Mr ANTHONY (Richmond) .- An amount of £40,000 is set aside this year as part of a total of £120,000 for investigation of our iron ore resources. We should be giving consideration to the elimination of costly expenditure that can he avoided, and I am at a loss to know of what real value will be the report on iron ore, other than possibly as a justification of the action of the Government in imposing an embargo on the export of iron ore, but even for such justification £120,000 is too big a price to pay.

In reference to the reduction of the vote for tobacco research, I should like to see any such votes made available direct to primary producers. There would be no objection to such money being voted as a subsidy to enable the tobacco-growers to carry on production, but it is questionable whether it is necessary year after year to make sums available for investigation and instruction. I doubt whether the grower who is producing the tobacco leaf is obtaining full value for the money. I should prefer that the Council for Scientific and Industrial Research should make a report showing what research is necessary, and what the cost will be. Money could then be allocated over a period of years on a sound basis, but instead of annually granting funds which may or may not be expended usefully. There is justification for the reduction this year of the amount to be expended on instruction, because the growers surely do not need the same instruction year after year.

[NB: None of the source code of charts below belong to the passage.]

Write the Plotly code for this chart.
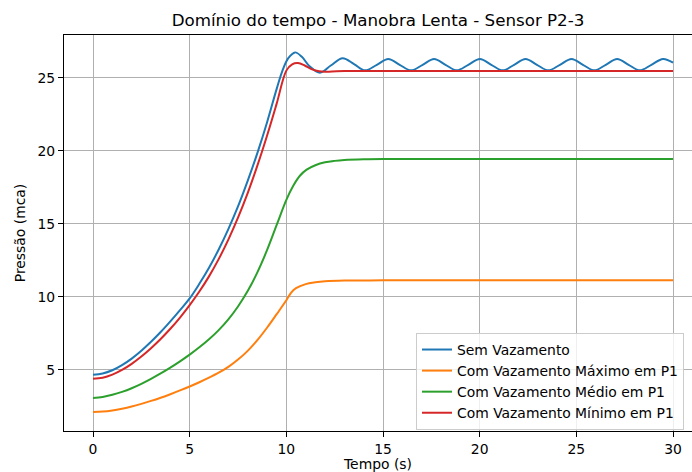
import plotly.graph_objects as go

# Time samples (s) and pressure readings (mca) for each scenario
t_sem = [0, 0.5, 1, 1.5, 2, 2.5, 3, 3.5, 4, 4.5, 5, 5.5, 6, 6.5, 7, 7.5, 8, 8.5, 9, 9.5,
         9.8, 10.1, 10.45, 10.8, 11.2, 11.74, 12.3, 12.91, 13.5, 14.07, 14.68, 15.27,
         15.86, 16.45, 17.05, 17.64, 18.23, 18.82, 19.41, 20.01, 20.6, 21.19, 21.78,
         22.37, 22.96, 23.55, 24.15, 24.75, 25.34, 25.93, 26.52, 27.11, 27.7, 28.29,
         28.88, 29.48, 30]
p_sem = [4.68, 4.76, 4.98, 5.33, 5.78, 6.32, 6.93, 7.6, 8.33, 9.1, 9.9, 10.9, 12.0, 13.25,
         14.65, 16.2, 17.95, 19.85, 21.95, 24.25,
         25.5, 26.35, 26.75, 26.45, 25.8, 25.36, 25.85, 26.35, 25.95, 25.52, 25.9, 26.3,
         25.9, 25.52, 25.9, 26.3, 25.9, 25.52, 25.9, 26.3, 25.9, 25.52, 25.9,
         26.3, 25.9, 25.52, 25.9, 26.3, 25.9, 25.52, 25.9, 26.3, 25.9, 25.52,
         25.9, 26.3, 26.05]

t_max = [0, 0.5, 1, 1.5, 2, 2.5, 3, 3.5, 4, 4.5, 5, 5.5, 6, 6.5, 7, 7.5, 8, 8.5, 9, 9.5,
         10, 10.25, 10.5, 11, 11.5, 12, 13, 14, 15, 20, 25, 30]
p_max = [2.12, 2.15, 2.23, 2.35, 2.5, 2.68, 2.88, 3.1, 3.34, 3.6, 3.87, 4.16, 4.47, 4.81,
         5.21, 5.71, 6.31, 7.04, 7.89, 8.82, 9.77, 10.3, 10.6, 10.88, 11.0, 11.07, 11.12,
         11.13, 11.14, 11.14, 11.14, 11.14]

t_med = [0, 0.5, 1, 1.5, 2, 2.5, 3, 3.5, 4, 4.5, 5, 5.5, 6, 6.5, 7, 7.5, 8, 8.5, 9, 9.5,
         10, 10.35, 10.7, 11.05, 11.5, 12, 12.5, 13, 14, 15, 20, 25, 30]
p_med = [3.08, 3.15, 3.3, 3.5, 3.75, 4.05, 4.39, 4.76, 5.16, 5.59, 6.05, 6.55, 7.1, 7.73,
         8.47, 9.35, 10.4, 11.68, 13.2, 14.93, 16.65, 17.6, 18.3, 18.72, 19.02, 19.22,
         19.32, 19.38, 19.43, 19.45, 19.45, 19.45, 19.45]

t_min = [0, 0.5, 1, 1.5, 2, 2.5, 3, 3.5, 4, 4.5, 5, 5.5, 6, 6.5, 7, 7.5, 8, 8.5, 9, 9.5,
         10, 10.3, 10.6, 10.95, 11.3, 11.7, 12.2, 13, 14, 16, 20, 25, 30]
p_min = [4.4, 4.47, 4.68, 5.0, 5.42, 5.92, 6.49, 7.12, 7.82, 8.59, 9.44, 10.37, 11.41,
         12.59, 13.93, 15.43, 17.11, 18.99, 21.04, 23.24, 25.5, 25.93, 26.02, 25.85, 25.6,
         25.45, 25.43, 25.47, 25.47, 25.47, 25.47, 25.47, 25.47]

series = [
    ("Sem Vazamento", t_sem, p_sem, "#1f77b4"),
    ("Com Vazamento Máximo em P1", t_max, p_max, "#ff7f0e"),
    ("Com Vazamento Médio em P1", t_med, p_med, "#2ca02c"),
    ("Com Vazamento Mínimo em P1", t_min, p_min, "#d62728"),
]

x_ticks = [0, 5, 10, 15, 20, 25, 30]
y_ticks = [5, 10, 15, 20, 25]

FONT = "DejaVu Sans"

fig = go.Figure()
for name, t, p, color in series:
    fig.add_trace(go.Scatter(
        x=t, y=p, name=name, mode="lines",
        line=dict(color=color, width=2, shape="spline", smoothing=1.0),
    ))

axis_common = dict(
    showgrid=True, gridcolor="#b0b0b0", gridwidth=1,
    zeroline=False, showline=True, linecolor="black", linewidth=1.1,
    ticks="outside", ticklen=5, tickwidth=1.1, tickcolor="black",
    tickfont=dict(family=FONT, size=13.9, color="black"),
)

fig.update_layout(
    width=692, height=472,
    margin=dict(l=64, r=0, t=35, b=41),
    paper_bgcolor="white", plot_bgcolor="white",
    font=dict(family=FONT, size=13.9, color="black"),
    title=dict(
        text="Domínio do tempo - Manobra Lenta - Sensor P2-3",
        x=0.5, xref="paper", xanchor="center",
        y=(472 - 20) / 472, yref="container", yanchor="middle",
        font=dict(family=FONT, size=16.7, color="black"),
    ),
    xaxis=dict(
        range=[-1.5, 30.98], tickvals=x_ticks, mirror=True,
        title=dict(text="Tempo (s)", standoff=10, font=dict(family=FONT, size=13.9)),
        automargin=False, **axis_common,
    ),
    yaxis=dict(
        range=[0.82, 27.94], tickvals=y_ticks,
        title=dict(text="Pressão (mca)", standoff=8, font=dict(family=FONT, size=13.9)),
        automargin=False, **axis_common,
    ),
    legend=dict(
        x=0.5605, y=0.2475, xanchor="left", yanchor="top",
        bgcolor="rgba(255,255,255,0.8)", bordercolor="#cccccc", borderwidth=1,
        font=dict(family=FONT, size=13.9, color="black"),
    ),
    showlegend=True,
)

fig.write_html("out.html")
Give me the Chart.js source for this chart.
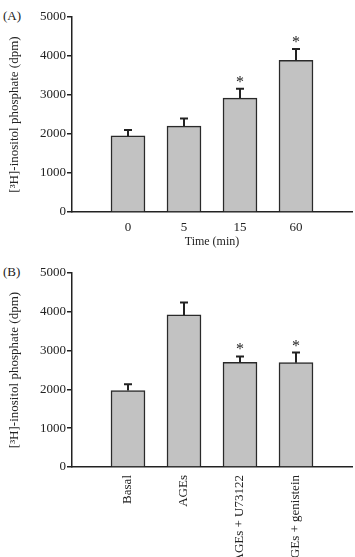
<!DOCTYPE html>
<html>
<head>
<meta charset="utf-8">
<script src="https://cdn.jsdelivr.net/npm/chart.js@4.4.0/dist/chart.umd.min.js"></script>
<style>
  html, body { margin: 0; padding: 0; background: #fff; overflow: hidden; }
  body { width: 355px; height: 557px; position: relative; }
  canvas { position: absolute; left: 0; }
  .panel { position: absolute; left: 3px; font: 13px "Liberation Serif", serif; color: #222; line-height: 16px; }
</style>
</head>
<body>
<div class="panel" style="top:8px">(A)</div>
<div class="panel" style="top:264px">(B)</div>
<canvas id="timeChart" width="355" height="250" style="top:0"></canvas>
<canvas id="treatChart" width="355" height="307" style="top:250px"></canvas>
<script>
// Panel A: time course
const timeLabels = ['0', '5', '15', '60'];
const timeMeans = [1950, 2200, 2920, 3890];
const timeErr = [150, 200, 240, 290];
const timeSig = [false, false, true, true];

// Panel B: inhibitors
const treatLabels = ['Basal', 'AGEs', 'AGEs + U73122', 'AGEs + genistein'];
const treatMeans = [1970, 3920, 2700, 2690];
const treatErr = [160, 320, 150, 260];
const treatSig = [false, false, true, true];

const yTicks = [0, 1000, 2000, 3000, 4000, 5000];

const ink = '#222';
const serif = '"Liberation Serif", "Times New Roman", serif';

// error bars (upper only) and asterisks
const errorPlugin = {
  id: 'errorBars',
  afterDatasetsDraw(chart, args, opts) {
    const { ctx, scales: { x, y } } = chart;
    ctx.save();
    ctx.strokeStyle = ink;
    ctx.fillStyle = ink;
    ctx.lineWidth = 2;
    opts.means.forEach((m, i) => {
      const px = x.getPixelForValue(i + 1);
      const top = y.getPixelForValue(m);
      const cap = y.getPixelForValue(m + opts.errors[i]);
      ctx.beginPath();
      ctx.moveTo(px, top);
      ctx.lineTo(px, cap);
      ctx.moveTo(px - 4, cap);
      ctx.lineTo(px + 4, cap);
      ctx.stroke();
      if (opts.sig[i]) {
        ctx.font = '16px ' + serif;
        ctx.textAlign = 'center';
        ctx.textBaseline = 'alphabetic';
        ctx.fillText('*', px, cap - 2);
      }
    });
    ctx.restore();
  }
};

function makeChart(id, labels, means, errors, sig, opt) {
  const padded = ['', ...labels, ''];
  const values = [null, ...means, null];
  return new Chart(document.getElementById(id), {
    type: 'bar',
    data: {
      labels: padded,
      datasets: [{
        data: values,
        backgroundColor: '#c2c2c2',
        borderColor: '#2a2a2a',
        borderWidth: 1.5,
        barThickness: 34
      }]
    },
    options: {
      responsive: false,
      animation: false,
      layout: { padding: { top: opt.padTop, right: 3, bottom: 0, left: 0 } },
      plugins: {
        legend: { display: false },
        tooltip: { enabled: false },
        errorBars: { means: means, errors: errors, sig: sig }
      },
      scales: {
        x: {
          offset: false,
          grid: { display: false, drawTicks: false },
          border: { display: true, color: ink, width: 1.5 },
          ticks: {
            color: ink,
            font: { family: serif, size: 13 },
            padding: opt.xPad,
            autoSkip: false,
            minRotation: opt.rot,
            maxRotation: opt.rot
          },
          title: {
            display: !!opt.xTitle,
            text: opt.xTitle || '',
            color: ink,
            font: { family: serif, size: 12 },
            padding: { top: 0, bottom: 1 }
          },
          afterFit: s => {
            s.height = opt.xHeight;
            s.paddingLeft = 0;
            s.paddingRight = 0;
          }
        },
        y: {
          min: 0,
          max: 5000,
          afterBuildTicks: s => { s.ticks = yTicks.map(v => ({ value: v })); },
          grid: { drawOnChartArea: false, drawTicks: true, tickLength: 5, color: ink, lineWidth: 1.5 },
          border: { display: true, color: ink, width: 1.5 },
          ticks: {
            color: ink,
            font: { family: serif, size: 13 },
            padding: 1,
            callback: v => String(v)
          },
          title: {
            display: true,
            text: '[³H]-inositol phosphate (dpm)',
            color: ink,
            font: { family: serif, size: 13 },
            padding: { top: 7, bottom: 0 }
          },
          afterFit: s => { s.width = 72; }
        }
      }
    },
    plugins: [errorPlugin]
  });
}

makeChart('timeChart', timeLabels, timeMeans, timeErr, timeSig,
  { padTop: 17, xHeight: 38, xPad: 8, rot: 0, xTitle: 'Time (min)' });
makeChart('treatChart', treatLabels, treatMeans, treatErr, treatSig,
  { padTop: 23, xHeight: 90, xPad: 8, rot: 90, xTitle: '' });
</script>
</body>
</html>
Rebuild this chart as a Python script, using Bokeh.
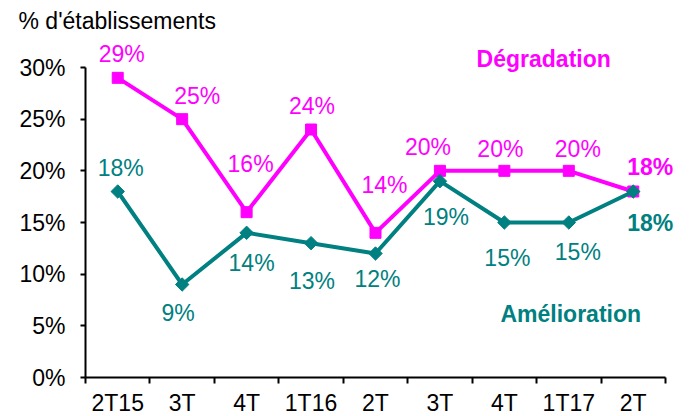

Another item inthe Estimates is £40,000 for the New York Exhibition. Our expenditure has not been curbed as it should be, but if we are to finance the defence programme, it will be necessary to reduce expenditure in some way, particularly expenditure which is of doubtful benefit to Australia. The expenditure of £40,000 on the New York Exhibition is hardly likely to be justified by the results which will accrue to Australia from it. We cannot expect, as the result of that exhibition, to sell to the United States of America more wool or more of other products; nor do we wish to buy any more from the United States of America than we buy at present, because the balance of trade is against us. We must prune our expenditure somewhere. We do not wish to cut social services or grants to primary producers, but we should be able to reduce expenditure on luxuries, which may have been justifiable last year, when conditions were ever so much better than they are now, but are not justifiable this year when our national income will be down by millions of pounds as the result of reduced prices for our wheat, wool and other exports. There is no immediate urgency about the investigation of our iron ore resources. There would be, I dare say, if it were intended to work the iron ore deposits in order to obtain some return from the £120,000 that is to be expended on the proposed survey. At present, however, our taxation is rising and costs are increasing as the result of the defence programme, and we must consider the need to make economies.